In a Jan. 29 filing with the Public Service Commission, NYSERDA detailed how the wind energy areas available to compete for offshore wind procurements in 2018 and 2019 “are limited, dispersed and not readily expandable.”

NYSERDA NYISO offshore wind
New York Offshore Wind Areas of Consideration | NYSERDA

The agency said that an expandable “backbone” transmission system would offer the benefit of economies of scale and reduced barriers to entry, but it could also lead to overbuilding and stranded asset costs. A transmission system custom-built for a single offshore facility, the “direct radial” model, costs more and is limited in scope.

The real limit, however, is the industry’s nascent stage of growth.
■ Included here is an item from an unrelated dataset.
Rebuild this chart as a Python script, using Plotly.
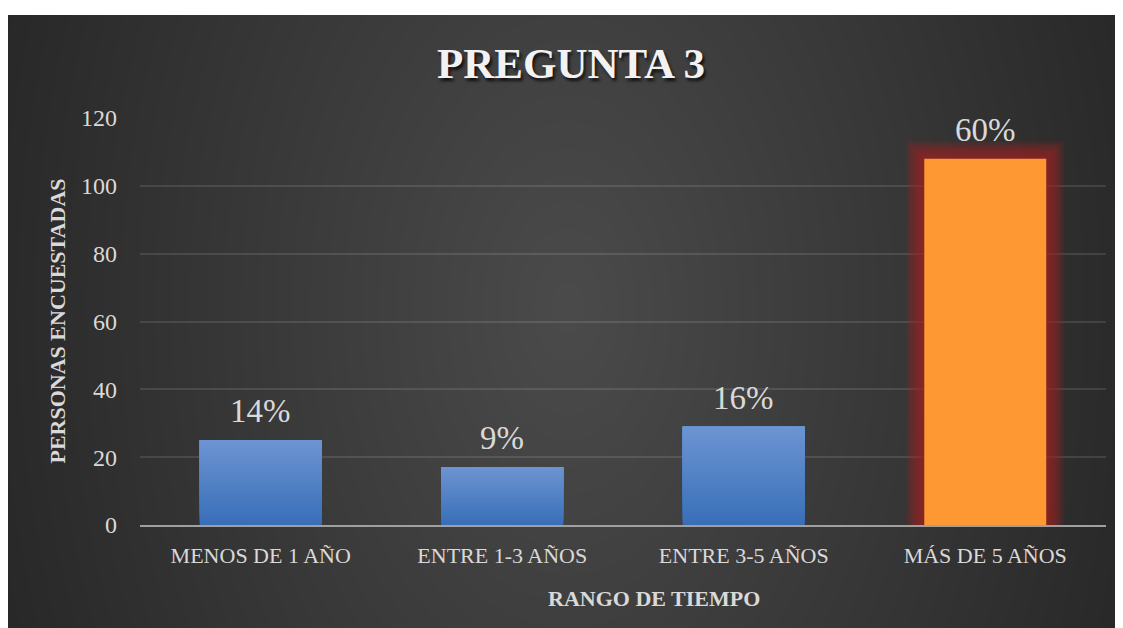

The federal government has so far leased only one area off New York City, the April 2017 lease to Statoil, which is capable of hosting approximately 1,000 MW. However, the policy paper said that wind projects off Rhode Island, Massachusetts and New Jersey could conceivably interconnect directly to New York or interconnect within an adjacent control area with energy delivered to NYISO, which would make them eligible for procurement under the Clean Energy Standard.

NYSERDA NYISO offshore wind
New York Offshore Wind Study Area | NYSERDA

“Offshore wind developers are ready to help New York meet the governor’s goals, and are particularly interested in when and how they can compete for contracts and invest in New York,” Anne Reynolds, director of the Alliance for Clean Energy New York, said in a statement. “The Offshore Wind Policy Options Paper lays out these procurement options. Nailing down these procurement details needs to be New York’s next step.”

Market Approaches

NYSERDA assumes that offshore wind deployments will be funded through a purchase obligation placed on load-serving entities and that procurement will be conducted through separate offshore wind solicitations, using a similar competitive process to that used for large-scale renewables under the state’s Renewable Energy Standard Tier 1 procurements.
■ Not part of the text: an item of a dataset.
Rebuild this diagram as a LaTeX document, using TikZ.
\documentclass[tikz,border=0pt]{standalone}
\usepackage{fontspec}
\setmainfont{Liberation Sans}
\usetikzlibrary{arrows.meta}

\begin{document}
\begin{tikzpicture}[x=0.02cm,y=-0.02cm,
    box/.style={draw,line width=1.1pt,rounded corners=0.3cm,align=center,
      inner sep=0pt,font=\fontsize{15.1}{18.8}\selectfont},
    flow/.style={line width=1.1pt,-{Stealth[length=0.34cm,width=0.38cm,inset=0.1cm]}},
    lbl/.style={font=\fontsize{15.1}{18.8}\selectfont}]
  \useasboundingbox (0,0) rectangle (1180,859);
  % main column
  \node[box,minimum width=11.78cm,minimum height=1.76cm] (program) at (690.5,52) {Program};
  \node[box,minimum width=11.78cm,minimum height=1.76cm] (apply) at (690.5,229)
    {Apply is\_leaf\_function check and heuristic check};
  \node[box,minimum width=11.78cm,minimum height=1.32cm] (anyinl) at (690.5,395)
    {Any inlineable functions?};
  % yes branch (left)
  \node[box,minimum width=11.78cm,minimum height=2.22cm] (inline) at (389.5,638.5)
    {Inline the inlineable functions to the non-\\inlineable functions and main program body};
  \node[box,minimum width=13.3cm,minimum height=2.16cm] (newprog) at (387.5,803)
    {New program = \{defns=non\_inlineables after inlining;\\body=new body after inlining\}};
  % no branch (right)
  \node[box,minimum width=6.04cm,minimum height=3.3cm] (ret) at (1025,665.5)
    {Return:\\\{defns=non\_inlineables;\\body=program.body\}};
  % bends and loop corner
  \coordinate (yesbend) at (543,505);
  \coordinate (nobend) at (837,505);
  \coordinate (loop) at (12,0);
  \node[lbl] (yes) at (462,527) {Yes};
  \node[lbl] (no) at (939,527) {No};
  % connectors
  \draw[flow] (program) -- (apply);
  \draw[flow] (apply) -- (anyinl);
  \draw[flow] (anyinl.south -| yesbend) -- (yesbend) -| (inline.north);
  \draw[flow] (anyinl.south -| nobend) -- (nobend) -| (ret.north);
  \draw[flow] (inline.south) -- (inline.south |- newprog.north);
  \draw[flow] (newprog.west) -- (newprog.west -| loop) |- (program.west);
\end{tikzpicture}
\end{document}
The agency offered several market-based approaches to procurement, including fixed renewable energy credits, bundled power purchase agreements, utility-owned generation and split PPAs. It also floated three varieties of offshore wind RECs (ORECs): market, index and forward.

For procurements during the first phase of the offshore wind program, NYSERDA expects ORECs to be more expensive than RECs sourced from other Tier 1 projects because of the higher capital costs for offshore. And while the fixed REC process is well-established, the price premium for offshore RECs could leave the agency financially exposed because it would act as the central procuring agency for the certificates.

“To the extent that this premium would not be addressed through co-incentives, NYSERDA’s blended REC price would increase — likely significantly — compared to its REC resale price without offshore wind,” NYSERDA said. As a result, the agency might not be able to recover its costs through the sale of RECs and resort to the utility “backstop” funding obligation of the CES. The risk would be exacerbated by a fall in power prices.

How LSEs Could Pay

NYSERDA also said the PSC could employ an allocation mechanism that set LSE compliance obligation levels according to actual production from offshore wind projects. Like New York’s zero-emission credits, these ORECs would be non-tradable and allocated to LSEs based on load.

The NYSERDA paper concluded that “under the allocation structure, the design of the dedicated offshore wind obligation could be set to achieve a much greater match between REC supply and target. Perfect alignment between REC supply and target could be achieved by setting the target for each period upon conclusion of the period to match exactly the available offshore wind REC volume.”

While that approach would address NYSERDA’s exposure to REC price differentials, it would foreclose the possibility of developing spot market price signals for ORECs, the agency acknowledged. Still, it did not consider that a big drawback given that offshore projects are not likely to respond to market signals for a long time because of their risk profiles.

NYSERDA will host two public webinars Feb. 13 to provide an overview of the Offshore Wind Master Plan and the next steps that New York will take to develop offshore wind.